A lawyer representing some of those who beat Ansari said that, yes, the mob had roughed up Ansari but that it was actually police officers who beat him to death, in custody. The lawyer pointed to photos that have been circulating on social media that show Ansari looking alert and apparently not badly injured as officers led him away from the mob. The trial court had heard many of these arguments and rejected them.

No condolence call

Sinha said he was helping the convicts because there was “no evidence” they killed Ansari. He has actively supported their legal defense, paying several hundred dollars to one of the defense lawyers and connecting this lawyer to an experienced attorney friend to craft a persuasive appeal.

He celebrated their release from jail with sweets and flowers, he said, to show how happy he was that they “got a fresh lease on life.”

But Sinha concedes he never made a condolence call to Ansari’s widow, who is also his constituent. He said it was too dangerous to visit her, an excuse that raises questions. Her scruffy little house sits on a quiet lane. And with his ministerial security detail, it’s hard to imagine anyone in that neighborhood bothering Sinha.

National elections are scheduled for next year, and Sinha might have been feeling vulnerable. He has hewed to the political right since his time in the United States, but in today’s India, his right may not be right enough.

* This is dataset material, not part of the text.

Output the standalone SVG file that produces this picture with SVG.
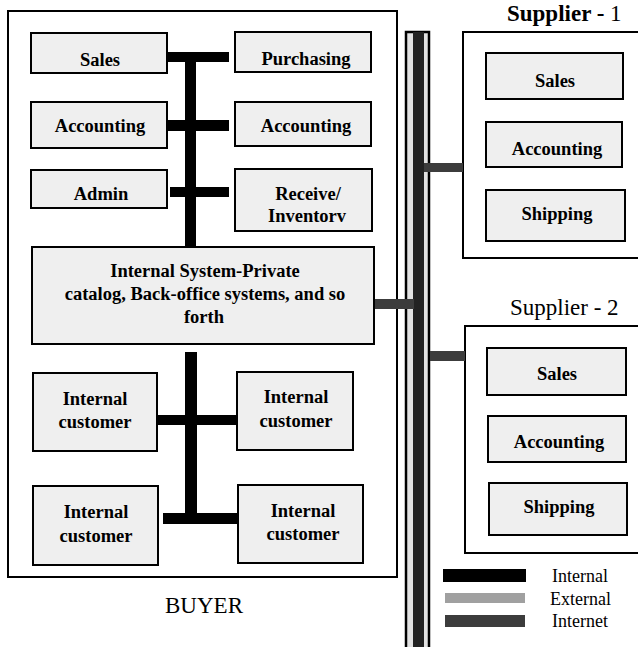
<svg xmlns="http://www.w3.org/2000/svg" width="638" height="647" viewBox="0 0 638 647">
<style>
.box{fill:#efefef;stroke:#000;stroke-width:2}
.frame{fill:#fff;stroke:#000;stroke-width:2}
.lbl{font-family:"Liberation Serif","Times New Roman",serif;font-size:18.5px;font-weight:bold;text-anchor:middle;fill:#000}
.big{font-family:"Liberation Serif","Times New Roman",serif;font-size:23px;fill:#000}
.leg{font-family:"Liberation Serif","Times New Roman",serif;font-size:18px;fill:#000}
.int{fill:#000}
.net{fill:#3c3c3c}
</style>
<rect width="638" height="647" fill="#fff"/>

<g id="buyer">
<rect class="frame" x="8" y="11" width="389" height="566"/>
<text class="big" x="204" y="613" text-anchor="middle" font-size="24">BUYER</text>
</g>

<g id="supplier1">
<rect class="frame" x="463" y="32" width="185" height="226"/>
<text class="big" x="507" y="21"><tspan font-weight="bold">Supplier -</tspan> 1</text>
</g>

<g id="supplier2">
<rect class="frame" x="465" y="326" width="185" height="227"/>
<text class="big" x="510" y="315">Supplier - 2</text>
</g>

<g id="connectors">
<rect class="int" x="185" y="52" width="11" height="195"/>
<rect class="int" x="167" y="52" width="62" height="10"/>
<rect class="int" x="167" y="120" width="62" height="11"/>
<rect class="int" x="170" y="187" width="59" height="10"/>
<rect class="int" x="185" y="352" width="12" height="172"/>
<rect class="int" x="155" y="415" width="83" height="10"/>
<rect class="int" x="163" y="513" width="75" height="11"/>
<g id="backbone">
<rect x="406" y="32" width="23" height="620" fill="#e2e2e2" stroke="#000" stroke-width="2.5"/>
<rect x="413" y="32" width="11" height="620" fill="#222"/>
</g>
<rect class="net" x="374" y="299" width="40" height="10"/>
<rect class="net" x="424" y="163" width="39" height="9"/>
<rect class="net" x="430" y="351" width="35" height="10"/>
</g>

<g id="sales"><rect class="box" x="31" y="33" width="136" height="40"/><text class="lbl" x="100" y="66">Sales</text></g>
<g id="purchasing"><rect class="box" x="235" y="32" width="136" height="40"/><text class="lbl" x="306" y="65">Purchasing</text></g>
<g id="accounting-left"><rect class="box" x="31" y="102" width="136" height="46"/><text class="lbl" x="100" y="132">Accounting</text></g>
<g id="accounting-right"><rect class="box" x="235" y="102" width="136" height="44"/><text class="lbl" x="306" y="132">Accounting</text></g>
<g id="admin"><rect class="box" x="31" y="170" width="136" height="38"/><text class="lbl" x="101" y="200">Admin</text></g>
<g id="receive"><rect class="box" x="235" y="169" width="137" height="62"/><text class="lbl" x="308" y="200">Receive/</text><text class="lbl" x="307" y="222">Inventorv</text></g>
<g id="internal-system"><rect class="box" x="32" y="247" width="342" height="97"/>
<text class="lbl" x="205" y="277">Internal System-Private</text>
<text class="lbl" x="205" y="300">catalog, Back-office systems, and so</text>
<text class="lbl" x="204" y="323">forth</text></g>
<g id="internal-customer-1"><rect class="box" x="33" y="373" width="124" height="78"/><text class="lbl" x="95" y="405">Internal</text><text class="lbl" x="95" y="428">customer</text></g>
<g id="internal-customer-2"><rect class="box" x="237" y="372" width="116" height="78"/><text class="lbl" x="296" y="403">Internal</text><text class="lbl" x="296" y="427">customer</text></g>
<g id="internal-customer-3"><rect class="box" x="33" y="486" width="125" height="79"/><text class="lbl" x="96" y="518">Internal</text><text class="lbl" x="96" y="542">customer</text></g>
<g id="internal-customer-4"><rect class="box" x="238" y="485" width="125" height="78"/><text class="lbl" x="303" y="517">Internal</text><text class="lbl" x="303" y="540">customer</text></g>

<g id="s1-sales"><rect class="box" x="486" y="53" width="137" height="46"/><text class="lbl" x="555" y="87">Sales</text></g>
<g id="s1-accounting"><rect class="box" x="486" y="122" width="136" height="45"/><text class="lbl" x="557" y="155">Accounting</text></g>
<g id="s1-shipping"><rect class="box" x="486" y="190" width="139" height="51"/><text class="lbl" x="557" y="220">Shipping</text></g>
<g id="s2-sales"><rect class="box" x="487" y="348" width="139" height="47"/><text class="lbl" x="557" y="380">Sales</text></g>
<g id="s2-accounting"><rect class="box" x="488" y="416" width="138" height="46"/><text class="lbl" x="559" y="448">Accounting</text></g>
<g id="s2-shipping"><rect class="box" x="489" y="483" width="138" height="52"/><text class="lbl" x="559" y="513">Shipping</text></g>

<g id="legend">
<rect x="443" y="569" width="83" height="13" fill="#000"/>
<rect x="445" y="593" width="80" height="10" fill="#a0a0a0"/>
<rect x="445" y="615" width="80" height="12" fill="#3c3c3c"/>
<text class="leg" x="552" y="582">Internal</text>
<text class="leg" x="550" y="605">External</text>
<text class="leg" x="552" y="627">Internet</text>
</g>
</svg>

Sinha insisted he had tried to stay out of the case because it was so divisive. But after he studied the files, he said, he became convinced there was much more to it than initially reported. He regrets the garlands but not helping the convicts. “For me, it’s simply a matter of justice,” he said.

The criticism keeps coming. A group of retired civil servants demanded that Sinha resign, saying he had essentially issued “a license to kill minorities.”